Lisowski leaves Glasgow disappointed not to have secured his maiden ranking event win. The 28-year-old fell short in his other two finals at the 2018 Riga Masters and the 2019 China Open, losing to Neil Robertson on both occasions. However, he has the consolation of a £30,000 runner-up prize.
The first session today saw Selby battle from 2-0 down to secure a 5-3 advantage heading into this evening’s finale.
Gloucester’s Lisowski came out firing with a stunning break of 119 to reduce his arrears and move within a frame at 5-4.
Selby moved another frame ahead, before a contribution of 80 saw Lisowski make it 6-5. There was then a crucial marathon frame prior to the mid-session.
With Selby leading 24-0, the pair became entrenched in a stalemate situation around the pack, which saw a period of 26 minutes without a ball being potted. Eventually the exchange moved back into open play and Selby clinched a 48-minute frame to move two clear at 7-5.
Selby made it 8-5 when they returned from the interval, but Lisowski kept his hopes alive by claiming the 14th frame.
In the end, breaks of 38 and 32 were enough to get Selby over the line and see him through to a 9-6 victory.
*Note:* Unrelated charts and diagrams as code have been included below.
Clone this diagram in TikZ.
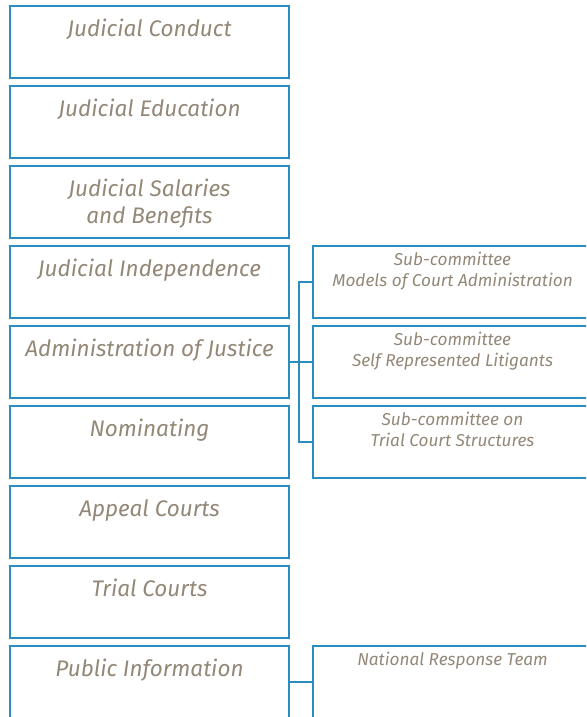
\documentclass[tikz,border=0pt]{standalone}
\usepackage{fontspec}
\setmainfont{Fira Sans}
\usepackage{xcolor}
\usepackage{tikz}
\usetikzlibrary{positioning}

\definecolor{boxblue}{HTML}{2A8DBF}
\definecolor{textgrey}{HTML}{938777}

\begin{document}
\begin{tikzpicture} [x = 1pt, y = -1pt,
					    group/.style = {draw = boxblue,
					    line width = 1.6pt,
					    minimum width = 279pt,
					    minimum height = 72pt,
					    inner sep = 0pt,
					    outer sep = 0pt},
					    caption/.style = {anchor = north,
					    inner sep = 0pt,
					    align = center,
					    text = textgrey},
					    title/.style = {caption,
					    yshift = -13pt,
					    font = \fontsize{22.5}{27}\selectfont\itshape},
					    subtitle/.style = {caption,
					    yshift = -6pt,
					    font = \fontsize{17.2}{21}\selectfont\itshape},
					    link/.style = {draw = boxblue, line width = 1.4pt},
					    node distance = 8pt]

					\useasboundingbox (0,0) rectangle (586,717);
					\clip (0,0) rectangle (586,717);

					\node (cond) at (149.5,42) [group] {};
					\node (educ) [group, below = of cond] {};
					\node (sal) [group, below = of educ] {};
					\node (ind) [group, below = of sal] {};
					\node (adm) [group, below = of ind] {};
					\node (nom) [group, below = of adm] {};
					\node (app) [group, below = of nom] {};
					\node (trial) [group, below = of app] {};
					\node (pub) [group, below = of trial] {};

					\node (sub1) [group, right = 24pt of ind] {};
					\node (sub2) [group, right = 24pt of adm] {};
					\node (sub3) [group, right = 24pt of nom] {};
					\node (nrt) [group, right = 24pt of pub] {};

					\node (cond-t) at (cond.north) [title] {Judicial Conduct};
					\node (educ-t) at (educ.north) [title] {Judicial Education};
					\node (sal-t) at (sal.north) [title] {Judicial Salaries\\and Benefits};
					\node (ind-t) at (ind.north) [title] {Judicial Independence};
					\node (adm-t) at (adm.north) [title] {Administration of Justice};
					\node (nom-t) at (nom.north) [title] {Nominating};
					\node (app-t) at (app.north) [title] {Appeal Courts};
					\node (trial-t) at (trial.north) [title] {Trial Courts};
					\node (pub-t) at (pub.north) [title] {Public Information};

					\node (sub1-t) at (sub1.north) [subtitle] {Sub-committee\\Models of Court Administration};
					\node (sub2-t) at (sub2.north) [subtitle] {Sub-committee\\Self Represented Litigants};
					\node (sub3-t) at (sub3.north) [subtitle] {Sub-committee on\\Trial Court Structures};
					\node (nrt-t) at (nrt.north) [subtitle] {National Response Team};

					\draw [link] (adm.east) -- (sub2.west);
					\draw [link] (sub1.west) -- ++(-14pt,0) |- (sub3.west);
					\draw [link] (pub.east) -- (nrt.west);
				\end{tikzpicture}
\end{document}
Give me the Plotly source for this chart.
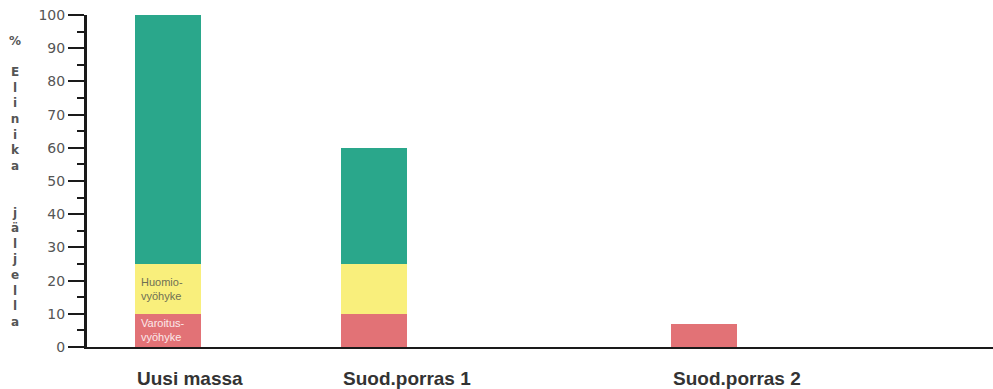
import plotly.graph_objects as go

# ---- data ----
categories = ["Uusi massa", "Suod.porras 1", "Suod.porras 2"]
varoitus = [10, 10, 7]      # red zone
huomio = [15, 15, 0]        # yellow zone
normaali = [75, 35, 0]      # teal zone
zone_labels = ["Huomio-<br>vyöhyke", "Varoitus-<br>vyöhyke"]
y_ticks = [0, 10, 20, 30, 40, 50, 60, 70, 80, 90, 100]
y_title_letters = ["%", "", "E", "l", "i", "n", "i", "k", "a", "", "",
                   "j", "ä", "l", "j", "e", "l", "l", "a"]

# ---- layout (slot positions of the bars on the x axis) ----
slots = [0, 5, 13]
bar_w = 1.6

RED = "#e27276"
YELLOW = "#f9ef7c"
TEAL = "#2aa78b"

fig = go.Figure()
for vals, col in [(varoitus, RED), (huomio, YELLOW), (normaali, TEAL)]:
    fig.add_trace(go.Bar(x=slots, y=vals, width=bar_w, marker=dict(color=col, line=dict(width=0)),
                         showlegend=False, hoverinfo="skip"))

L, T, B = 87, 15, 42
W, H = 993, 389
plot_w = W - L

fig.update_layout(
    barmode="stack",
    width=W, height=H,
    margin=dict(l=L, r=0, t=T, b=B),
    plot_bgcolor="white", paper_bgcolor="white",
    font=dict(family="DejaVu Sans", color="#444"),
    xaxis=dict(range=[-1.97, 20], showgrid=False, zeroline=False, showticklabels=False,
               ticks="", showline=True, linecolor="#1a1a1a", linewidth=2, fixedrange=True),
    yaxis=dict(range=[0, 100], tickvals=y_ticks, showgrid=False, zeroline=False,
               showline=True, linecolor="#1a1a1a", linewidth=3,
               ticks="outside", ticklen=16, tickwidth=2, tickcolor="#1a1a1a",
               tickfont=dict(size=14, color="#555", family="DejaVu Sans"),
               minor=dict(dtick=5, ticks="outside", ticklen=7, tickwidth=2, tickcolor="#1a1a1a"),
               fixedrange=True),
)

# category labels, left-aligned with bar left edge
for s, c in zip(slots, categories):
    fig.add_annotation(x=s - bar_w / 2, xref="x", xanchor="left", y=-0.095, yref="paper",
                       yanchor="middle", text=f"<b>{c}</b>", showarrow=False,
                       font=dict(family="Liberation Sans", size=19, color="#333"))

# zone texts inside first bar
fig.add_annotation(x=slots[0] - bar_w / 2 + 0.08, xref="x", xanchor="left",
                   y=varoitus[0] + huomio[0] / 2, yref="y", yanchor="middle",
                   text=zone_labels[0], showarrow=False, align="left",
                   font=dict(family="Liberation Sans", size=11, color="#6f6f55"))
fig.add_annotation(x=slots[0] - bar_w / 2 + 0.08, xref="x", xanchor="left",
                   y=varoitus[0] / 2, yref="y", yanchor="middle",
                   text=zone_labels[1], showarrow=False, align="left",
                   font=dict(family="Liberation Sans", size=11, color="#fbe9ea"))

# vertical stacked-letter y title
fig.add_annotation(x=(15 - L) / plot_w, xref="paper", xanchor="center",
                   y=0.5, yref="paper", yanchor="middle",
                   text="<br>".join(f"<b>{l}</b>" if l else " " for l in y_title_letters),
                   showarrow=False, align="center",
                   font=dict(family="DejaVu Sans", size=12, color="#555"))

fig.write_html("out.html", config={"displayModeBar": False},
               post_script="document.body.style.margin='0';")
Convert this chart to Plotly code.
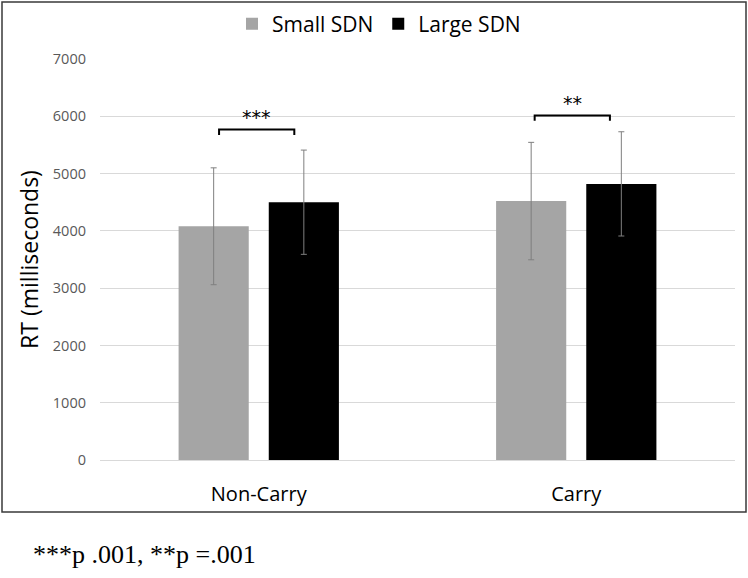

Selby said: “It feels amazing. I had a disappointing performance at the UK Championship, I was telling myself I might not even play in this. I thought I should just get back on the bike and go again. Here I am now holding the trophy, unbelievable really.
“I knew I had to be on my game from the word go. Jack was never going to hold back from start to finish. Even right to the end he kept going for his shots. He didn’t shy away from anything. He is probably one of the best talents I’ve seen since Ronnie O’Sullivan. He hits the ball as well as anyone. It is only a matter of time before he wins something.
“Doing well in a UK event means my wife Vikki and daughter Sophia can come to finals like this. A lot of my wins have been in China which is difficult. To have them there means the world. Even if I had lost it would have been great to be with them. To be on the winning side it is fantastic.”
Lisowski said: “It is gutting to lose the final. You have to take the positives and this is a big step forward for me. I have built some momentum and I played some of the best snooker that I think I can play. That is a positive and my concentration is getting better.
“You have to think about it rationally or you can get depressed. I have qualifiers all next week. There are so many tournaments now that it is a numbers game and consistency rather than blowing hot and cold.
“It was amazing. The people were cheering me on and I don’t know if many people would have heard of me before today. I go for my shots and I think they appreciate that.”
There isn’t much to add to these reports. It was an enthralling match. Jack played marvellous snooker all week and, I’m sure, made many new fans. The big positive in this final is that he wasn’t outplayed, which he had been in the previous two. The match was very close and Jack largely stayed with Mark in the safety department, without compromising much on his attacking style. This is the first match I can remember where at times Mark looked really frustrated and rattled.
Mark himself played really well. That’s two tournaments in a row that Ronnie koses to the winner, whilst playing very well himself ! The pundits said this in the studio: it’s almost as if playing Ronnie had focussed their mind and helped them to find an extra gear.
This was the last tournament of the decade. Starting tomorrow and in the build of the new year – and new decade – I will do a series of features, reflecting on the highs, the lows, and the important changes that occured during the last ten years.